** start **

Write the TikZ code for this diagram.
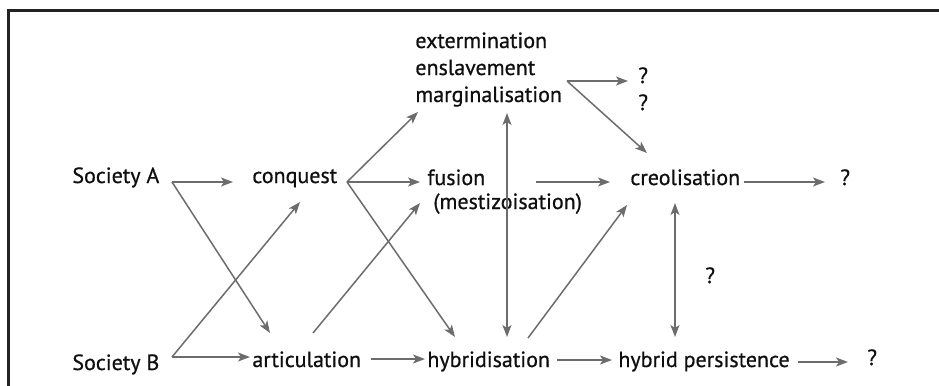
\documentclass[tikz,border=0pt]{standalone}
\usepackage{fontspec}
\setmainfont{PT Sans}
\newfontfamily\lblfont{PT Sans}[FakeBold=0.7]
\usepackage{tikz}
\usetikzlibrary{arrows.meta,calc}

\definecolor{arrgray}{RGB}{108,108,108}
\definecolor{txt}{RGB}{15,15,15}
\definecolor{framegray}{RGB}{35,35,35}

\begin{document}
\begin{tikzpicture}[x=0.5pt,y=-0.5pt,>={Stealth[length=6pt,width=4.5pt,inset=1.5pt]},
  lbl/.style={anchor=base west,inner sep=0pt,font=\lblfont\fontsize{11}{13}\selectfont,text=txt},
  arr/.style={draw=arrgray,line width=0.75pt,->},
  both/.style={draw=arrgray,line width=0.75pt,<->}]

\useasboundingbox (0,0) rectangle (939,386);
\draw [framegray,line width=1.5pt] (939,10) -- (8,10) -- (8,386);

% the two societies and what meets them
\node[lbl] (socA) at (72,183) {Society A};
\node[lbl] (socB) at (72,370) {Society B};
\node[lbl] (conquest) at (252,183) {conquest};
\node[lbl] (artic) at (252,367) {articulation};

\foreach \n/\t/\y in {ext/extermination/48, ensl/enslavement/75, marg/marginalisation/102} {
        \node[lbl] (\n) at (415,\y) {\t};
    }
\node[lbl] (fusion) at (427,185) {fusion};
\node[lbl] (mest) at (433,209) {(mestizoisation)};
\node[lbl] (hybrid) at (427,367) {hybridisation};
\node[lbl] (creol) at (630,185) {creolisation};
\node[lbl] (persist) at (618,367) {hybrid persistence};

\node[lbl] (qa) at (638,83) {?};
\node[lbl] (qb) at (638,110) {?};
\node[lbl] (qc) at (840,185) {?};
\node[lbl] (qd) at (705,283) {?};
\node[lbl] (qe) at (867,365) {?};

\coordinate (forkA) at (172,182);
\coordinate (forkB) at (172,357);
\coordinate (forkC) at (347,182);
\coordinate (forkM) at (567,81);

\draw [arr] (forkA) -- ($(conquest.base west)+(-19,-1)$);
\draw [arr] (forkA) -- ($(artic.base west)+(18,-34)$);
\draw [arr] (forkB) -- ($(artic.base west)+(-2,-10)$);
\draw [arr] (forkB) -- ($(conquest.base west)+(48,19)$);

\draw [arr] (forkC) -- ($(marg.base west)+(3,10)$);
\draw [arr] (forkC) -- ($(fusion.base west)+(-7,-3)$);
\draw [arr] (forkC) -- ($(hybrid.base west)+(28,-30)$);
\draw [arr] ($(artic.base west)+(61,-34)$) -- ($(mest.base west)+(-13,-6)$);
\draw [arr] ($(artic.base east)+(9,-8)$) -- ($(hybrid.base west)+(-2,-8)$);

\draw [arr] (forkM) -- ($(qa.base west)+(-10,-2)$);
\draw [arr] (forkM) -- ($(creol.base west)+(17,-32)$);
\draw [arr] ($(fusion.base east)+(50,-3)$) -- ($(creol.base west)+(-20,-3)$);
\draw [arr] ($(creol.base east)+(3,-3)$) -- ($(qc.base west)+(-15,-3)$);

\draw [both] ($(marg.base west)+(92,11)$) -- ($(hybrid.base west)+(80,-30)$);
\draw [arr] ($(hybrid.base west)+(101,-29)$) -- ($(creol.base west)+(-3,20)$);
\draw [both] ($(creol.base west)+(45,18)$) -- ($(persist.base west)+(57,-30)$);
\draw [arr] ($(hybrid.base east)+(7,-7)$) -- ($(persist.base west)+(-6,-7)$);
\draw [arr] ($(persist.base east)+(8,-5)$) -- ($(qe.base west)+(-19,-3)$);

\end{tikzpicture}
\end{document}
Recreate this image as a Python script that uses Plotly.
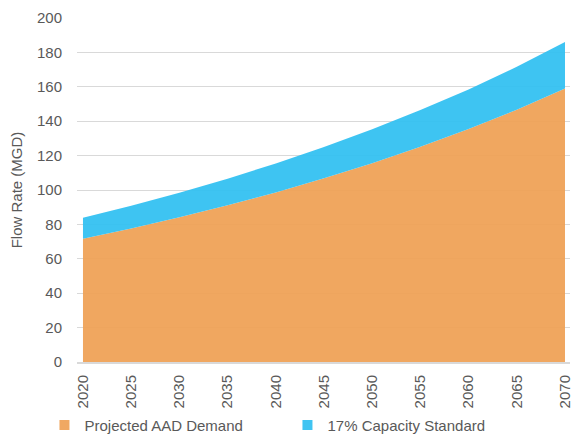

** end **

Exactly reproduce the run of lines from the start of the listing through the line with "-- ($(hybrid.base west)+(-2,-8)$);", inclusive; pictures are not copied.

Task output:
Write the TikZ code for this diagram.
\documentclass[tikz,border=0pt]{standalone}
\usepackage{fontspec}
\setmainfont{PT Sans}
\newfontfamily\lblfont{PT Sans}[FakeBold=0.7]
\usepackage{tikz}
\usetikzlibrary{arrows.meta,calc}

\definecolor{arrgray}{RGB}{108,108,108}
\definecolor{txt}{RGB}{15,15,15}
\definecolor{framegray}{RGB}{35,35,35}

\begin{document}
\begin{tikzpicture}[x=0.5pt,y=-0.5pt,>={Stealth[length=6pt,width=4.5pt,inset=1.5pt]},
  lbl/.style={anchor=base west,inner sep=0pt,font=\lblfont\fontsize{11}{13}\selectfont,text=txt},
  arr/.style={draw=arrgray,line width=0.75pt,->},
  both/.style={draw=arrgray,line width=0.75pt,<->}]

\useasboundingbox (0,0) rectangle (939,386);
\draw [framegray,line width=1.5pt] (939,10) -- (8,10) -- (8,386);

% the two societies and what meets them
\node[lbl] (socA) at (72,183) {Society A};
\node[lbl] (socB) at (72,370) {Society B};
\node[lbl] (conquest) at (252,183) {conquest};
\node[lbl] (artic) at (252,367) {articulation};

\foreach \n/\t/\y in {ext/extermination/48, ensl/enslavement/75, marg/marginalisation/102} {
        \node[lbl] (\n) at (415,\y) {\t};
    }
\node[lbl] (fusion) at (427,185) {fusion};
\node[lbl] (mest) at (433,209) {(mestizoisation)};
\node[lbl] (hybrid) at (427,367) {hybridisation};
\node[lbl] (creol) at (630,185) {creolisation};
\node[lbl] (persist) at (618,367) {hybrid persistence};

\node[lbl] (qa) at (638,83) {?};
\node[lbl] (qb) at (638,110) {?};
\node[lbl] (qc) at (840,185) {?};
\node[lbl] (qd) at (705,283) {?};
\node[lbl] (qe) at (867,365) {?};

\coordinate (forkA) at (172,182);
\coordinate (forkB) at (172,357);
\coordinate (forkC) at (347,182);
\coordinate (forkM) at (567,81);

\draw [arr] (forkA) -- ($(conquest.base west)+(-19,-1)$);
\draw [arr] (forkA) -- ($(artic.base west)+(18,-34)$);
\draw [arr] (forkB) -- ($(artic.base west)+(-2,-10)$);
\draw [arr] (forkB) -- ($(conquest.base west)+(48,19)$);

\draw [arr] (forkC) -- ($(marg.base west)+(3,10)$);
\draw [arr] (forkC) -- ($(fusion.base west)+(-7,-3)$);
\draw [arr] (forkC) -- ($(hybrid.base west)+(28,-30)$);
\draw [arr] ($(artic.base west)+(61,-34)$) -- ($(mest.base west)+(-13,-6)$);
\draw [arr] ($(artic.base east)+(9,-8)$) -- ($(hybrid.base west)+(-2,-8)$);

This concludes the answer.